▶ _Given instruction_: Restate the data word for word and leave the images out.

▶ _Available data_:
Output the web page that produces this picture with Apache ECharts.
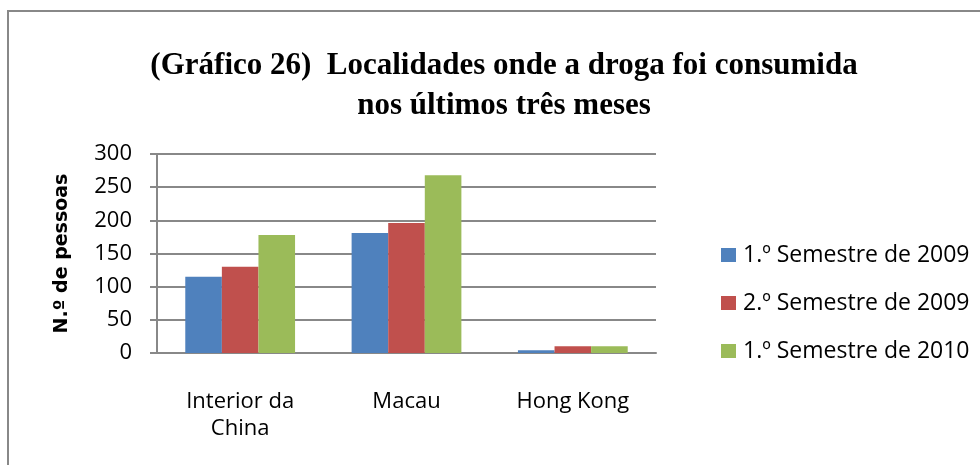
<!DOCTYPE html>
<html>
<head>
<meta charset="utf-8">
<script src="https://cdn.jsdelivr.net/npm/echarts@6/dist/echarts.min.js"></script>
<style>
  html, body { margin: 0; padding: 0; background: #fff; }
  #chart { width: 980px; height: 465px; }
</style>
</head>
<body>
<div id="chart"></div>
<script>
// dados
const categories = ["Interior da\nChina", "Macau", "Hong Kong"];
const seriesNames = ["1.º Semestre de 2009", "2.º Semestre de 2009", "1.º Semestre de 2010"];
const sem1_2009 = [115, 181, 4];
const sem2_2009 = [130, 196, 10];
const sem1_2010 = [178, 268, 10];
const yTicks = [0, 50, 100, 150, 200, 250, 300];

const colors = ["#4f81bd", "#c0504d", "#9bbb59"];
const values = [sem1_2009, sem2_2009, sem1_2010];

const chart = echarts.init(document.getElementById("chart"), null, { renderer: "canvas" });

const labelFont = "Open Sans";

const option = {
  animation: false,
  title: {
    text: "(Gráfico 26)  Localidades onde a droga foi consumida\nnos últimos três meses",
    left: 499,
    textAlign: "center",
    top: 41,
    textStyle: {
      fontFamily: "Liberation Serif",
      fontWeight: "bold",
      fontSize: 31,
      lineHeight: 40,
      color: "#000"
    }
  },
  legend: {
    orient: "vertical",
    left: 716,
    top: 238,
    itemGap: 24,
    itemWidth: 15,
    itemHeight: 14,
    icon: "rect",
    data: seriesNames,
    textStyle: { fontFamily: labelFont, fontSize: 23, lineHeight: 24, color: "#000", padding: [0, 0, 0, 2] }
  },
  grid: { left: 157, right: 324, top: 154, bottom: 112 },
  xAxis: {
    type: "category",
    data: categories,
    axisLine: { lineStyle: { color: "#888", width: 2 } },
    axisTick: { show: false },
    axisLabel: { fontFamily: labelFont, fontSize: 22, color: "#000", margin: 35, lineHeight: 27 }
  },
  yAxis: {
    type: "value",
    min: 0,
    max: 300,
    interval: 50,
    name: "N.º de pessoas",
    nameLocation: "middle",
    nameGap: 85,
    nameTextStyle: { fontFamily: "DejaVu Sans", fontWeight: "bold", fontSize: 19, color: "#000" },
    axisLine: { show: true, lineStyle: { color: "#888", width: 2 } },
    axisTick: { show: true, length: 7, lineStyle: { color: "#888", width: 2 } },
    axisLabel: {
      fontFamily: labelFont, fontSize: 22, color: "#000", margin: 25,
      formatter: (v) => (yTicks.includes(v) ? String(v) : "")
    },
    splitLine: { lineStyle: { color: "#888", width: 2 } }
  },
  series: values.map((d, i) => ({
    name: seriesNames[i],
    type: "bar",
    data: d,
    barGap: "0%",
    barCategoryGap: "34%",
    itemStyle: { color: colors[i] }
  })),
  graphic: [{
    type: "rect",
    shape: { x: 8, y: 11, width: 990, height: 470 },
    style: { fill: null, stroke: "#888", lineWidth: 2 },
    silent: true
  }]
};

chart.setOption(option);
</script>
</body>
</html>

▶ _Solution to the exercise_:
Output the web page that produces this picture with Apache ECharts.
<!DOCTYPE html>
<html>
<head>
<meta charset="utf-8">
<script src="https://cdn.jsdelivr.net/npm/echarts@6/dist/echarts.min.js"></script>
<style>
  html, body { margin: 0; padding: 0; background: #fff; }
  #chart { width: 980px; height: 465px; }
</style>
</head>
<body>
<div id="chart"></div>
<script>
// dados
const categories = ["Interior da\nChina", "Macau", "Hong Kong"];
const seriesNames = ["1.º Semestre de 2009", "2.º Semestre de 2009", "1.º Semestre de 2010"];
const sem1_2009 = [115, 181, 4];
const sem2_2009 = [130, 196, 10];
const sem1_2010 = [178, 268, 10];
const yTicks = [0, 50, 100, 150, 200, 250, 300];

const colors = ["#4f81bd", "#c0504d", "#9bbb59"];
const values = [sem1_2009, sem2_2009, sem1_2010];

const chart = echarts.init(document.getElementById("chart"), null, { renderer: "canvas" });

const labelFont = "Open Sans";

const option = {
  animation: false,
  title: {
    text: "(Gráfico 26)  Localidades onde a droga foi consumida\nnos últimos três meses",
    left: 499,
    textAlign: "center",
    top: 41,
    textStyle: {
      fontFamily: "Liberation Serif",
      fontWeight: "bold",
      fontSize: 31,
      lineHeight: 40,
      color: "#000"
    }
  },
  legend: {
    orient: "vertical",
    left: 716,
    top: 238,
    itemGap: 24,
    itemWidth: 15,
    itemHeight: 14,
    icon: "rect",
    data: seriesNames,
    textStyle: { fontFamily: labelFont, fontSize: 23, lineHeight: 24, color: "#000", padding: [0, 0, 0, 2] }
  },
  grid: { left: 157, right: 324, top: 154, bottom: 112 },
  xAxis: {
    type: "category",
    data: categories,
    axisLine: { lineStyle: { color: "#888", width: 2 } },
    axisTick: { show: false },
    axisLabel: { fontFamily: labelFont, fontSize: 22, color: "#000", margin: 35, lineHeight: 27 }
  },
  yAxis: {
    type: "value",
    min: 0,
    max: 300,
    interval: 50,
    name: "N.º de pessoas",
    nameLocation: "middle",
    nameGap: 85,
    nameTextStyle: { fontFamily: "DejaVu Sans", fontWeight: "bold", fontSize: 19, color: "#000" },
    axisLine: { show: true, lineStyle: { color: "#888", width: 2 } },
    axisTick: { show: true, length: 7, lineStyle: { color: "#888", width: 2 } },
    axisLabel: {
      fontFamily: labelFont, fontSize: 22, color: "#000", margin: 25,
      formatter: (v) => (yTicks.includes(v) ? String(v) : "")
    },
    splitLine: { lineStyle: { color: "#888", width: 2 } }
  },
  series: values.map((d, i) => ({
    name: seriesNames[i],
    type: "bar",
    data: d,
    barGap: "0%",
    barCategoryGap: "34%",
    itemStyle: { color: colors[i] }
  })),
  graphic: [{
    type: "rect",
    shape: { x: 8, y: 11, width: 990, height: 470 },
    style: { fill: null, stroke: "#888", lineWidth: 2 },
    silent: true
  }]
};

chart.setOption(option);
</script>
</body>
</html>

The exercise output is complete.